I found this event to be baffling in a number of ways. First, do the people at District think that Faculty never consider price when buying books? Do district folks think faculty folks don’t talk about these issues? We think about this all the time. If you go back into FC4 minutes, or individual faculty council minutes or Technology in Education Day symposium events or Faculty Development Week workshops, you will see year after year after year of faculty wrestling with how to prepare our students at the lowest cost available. District found out with the complete FUBAR of Akademos how awful book prices are. Faculty have known this always. We have been dealing with this, by department, by discipline, by college, for time immemorial. District seems to have just discovered ‘fire’. We’ve known about the fire and have been working on ways to put it out FOREVER.
Second, what was the point of the meeting again? And why was it so urgent? If it was to inform us about textbook adoption, that should be on a campus- to- campus basis with all faculty invited.

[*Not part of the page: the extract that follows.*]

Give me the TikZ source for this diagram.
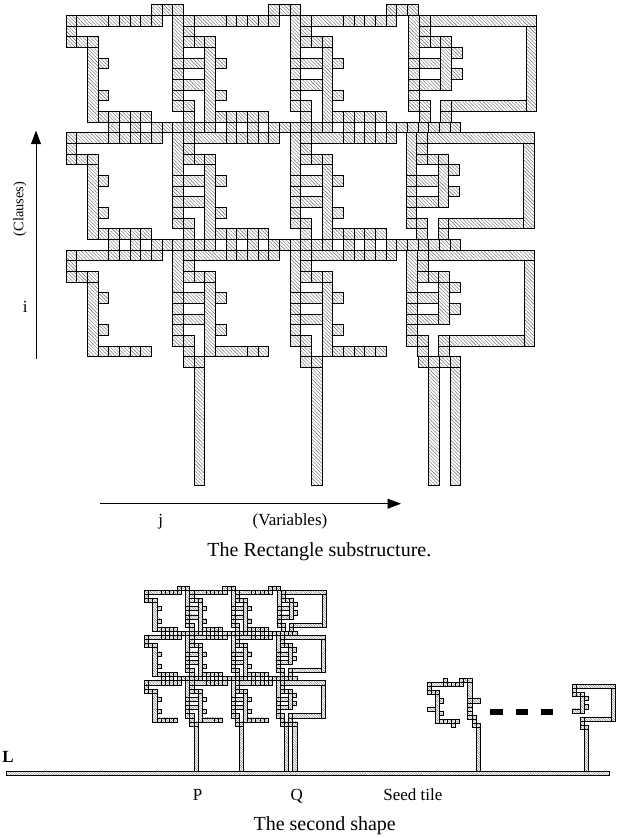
\documentclass[tikz,border=0pt]{standalone}
\usepackage{fontspec}
\setmainfont{Liberation Serif}
\usetikzlibrary{patterns.meta, arrows.meta}

\newcommand{\tile}[2]{\draw[tile] (#1,#2) rectangle ++(1,1);}
\newcommand{\longtile}[4]{\draw[tile] (#1,#2) rectangle ++(#3,#4);}

\newcommand{\cellarm}{
    \tile{0}{1}\longtile{1}{1}{3}{1}
    \foreach \cl in {4,...,8} {\tile{\cl}{1}}
    \tile{0}{2}
    \foreach \cl in {0,1,2} {\tile{\cl}{3}}
    \longtile{2}{4}{1}{7}
    \tile{3}{5}\tile{3}{8}
    \foreach \cl in {3,...,7} {\tile{\cl}{10}}
}
\newcommand{\cellstem}{
    \longtile{-1}{1}{1}{4}
    \foreach \rw in {5,...,9} {\tile{-1}{\rw}}
    \longtile{0}{5}{2}{1}\longtile{0}{7}{2}{1}
    \tile{0}{9}\tile{0}{10}
}
\newcommand{\cellopen}{
    \tile{0}{1}\longtile{1}{1}{10}{1}\tile{0}{2}
    \foreach \cl in {0,1,2} {\tile{\cl}{3}}
    \longtile{2}{4}{1}{4}
    \tile{3}{4}\tile{3}{6}
    \tile{2}{9}\tile{2}{10}
    \longtile{3}{9}{7}{1}\longtile{10}{2}{1}{8}
}
\newcommand{\rectblock}{
    \foreach \cl in {0,1,2} {
        \foreach \tp in {8,9,10} {\tile{11*\cl+\tp}{0}}
    }
    \foreach \rw in {0,1,2} {
        \foreach \cl in {0,1,2} {
            \begin{scope}[shift={({11*\cl},{11*\rw})}]
                \cellarm
                \ifnum\cl>0 \cellstem\fi
            \end{scope}
        }
    }
    \foreach \rw/\dx in {0/0.12,1/-0.12,2/-0.06} {
        \begin{scope}[shift={({33+\dx},{11*\rw})}]
            \cellstem
            \cellopen
        \end{scope}
    }
    \foreach \rw in {0,1} {
        \foreach \cl in {0,1,2} {
            \begin{scope}[shift={({11*\cl},{11*\rw})}]
                \tile{4}{11}\tile{6}{11}
                \foreach \tp in {8,...,13} {\tile{\tp}{11}}
            \end{scope}
        }
        \tile{36}{11*\rw+11}
    }
    \longtile{14}{32}{3}{1}
    \foreach \cl in {11,22} {
        \tile{\cl}{33}\tile{\cl+1}{33}
        \longtile{\cl+1}{34}{1}{11.1}
    }
    \foreach \cl in {33,34,35,36} {\tile{\cl}{33}}
    \longtile{34}{34}{1}{11.1}\longtile{36}{34}{1}{11.1}
}

\begin{document}
\begin{tikzpicture}[
        x=1pt, y=-1pt,
        bigtile/.style={draw=black, line width=0.8pt, preaction={fill=white},
            pattern={Lines[angle=-45,distance=2.5pt,line width=0.4pt]}, pattern color=black!60},
        smalltile/.style={draw=black, line width=0.65pt, preaction={fill=white},
            pattern={Lines[angle=-45,distance=1.8pt,line width=0.35pt]}, pattern color=black!60},
        lbl/.style={inner sep=0pt, anchor=base, font=\fontsize{17}{19}\selectfont},
        caption/.style={inner sep=0pt, anchor=base, font=\fontsize{20}{22}\selectfont},
        axis/.style={black, line width=0.9pt, -{Triangle[length=13.5pt,width=10pt]}},
    ]
    \useasboundingbox (0,0) rectangle (618,838);

    \begin{scope}[shift={(66,4.67)}, x=10.67pt, y=-10.67pt, tile/.style={bigtile}]
        \rectblock
    \end{scope}

    \coordinate (ifrom) at (36,359);
    \coordinate (ito) at (36,130.7);
    \coordinate (jfrom) at (100,503.7);
    \coordinate (jto) at (401,503.7);
    \draw[axis] (ifrom) -- (ito);
    \draw[axis] (jfrom) -- (jto);
    \node[inner sep=0pt, rotate=90, font=\fontsize{14.5}{16}\selectfont] (clauses) at (20,209) {(Clauses)};
    \node[lbl] (ilabel) at (25.3,312.7) {i};
    \node[lbl] (jlabel) at (160.7,525) {j};
    \node[lbl] (variables) at (290,525) {(Variables)};
    \node[caption] (captop) at (319.4,556) {The Rectangle substructure.};

    \begin{scope}[shift={(144.5,586)}, x=4.12pt, y=-4.12pt, tile/.style={smalltile}]
        \rectblock
    \end{scope}

    \begin{scope}[shift={(427.3,678.3)}, x=4.05pt, y=-4.1pt, tile/.style={smalltile}]
        \cellarm
        \tile{4}{0}\tile{6}{11}\longtile{0}{7}{2}{1}
        \foreach \tp in {8,9,10} {\tile{\tp}{0}}
        \longtile{10}{1}{1}{4}
        \foreach \rw in {5,...,9} {\tile{10}{\rw}}
        \longtile{11}{5}{2}{1}
        \tile{11}{9}\tile{11}{10}\tile{11}{11}\tile{12}{11}
        \longtile{12}{12}{1}{10.7}
    \end{scope}

    \begin{scope}[shift={(572.3,680.2)}, x=3.95pt, y=-4.1pt, tile/.style={smalltile}]
        \cellopen
        \longtile{0}{7}{2}{1}
        \tile{2}{11}\tile{3}{11}
        \longtile{3}{12}{1}{10.3}
    \end{scope}

    \foreach \dashx in {490.3,515.7,541} {
        \fill[black] (\dashx,709) rectangle ++(12.4,6);
    }

    \draw[smalltile] (6,771) rectangle (609,775.7);

    \node[inner sep=0pt, anchor=base, font=\fontsize{17}{19}\selectfont\bfseries] (llabel) at (8,762.7) {L};
    \node[lbl] (plabel) at (197.5,800) {P};
    \node[lbl] (qlabel) at (296.7,800) {Q};
    \node[lbl] (seedlabel) at (412.8,800) {Seed tile};
    \node[caption] (capbottom) at (324.7,830) {The second shape};
\end{tikzpicture}
\end{document}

Every full-time faculty member is responsible for choosing his or her own text and we should be properly instructed on the reasons and the how for ordering books with this new system. If it was to have Pam Mueller respond to Akademos concerns, that should also be on a campus-by-campus basis so all our specific concerns could be addressed by someone with knowledge.
If the point was to show us the cost of class materials across sections, that was an epic fail.
Third…I could go on but I might be getting petty. I’m a bit hungry from the lunch provided for the event. The vegetarian option was not very tasty.
At the end of the day, I appreciate that district is concerned about student costs; so am I, so are most of my colleagues. I believe this has been, and will continue to be, a topic of discussion on all seven separately accredited city of Chicago college campuses.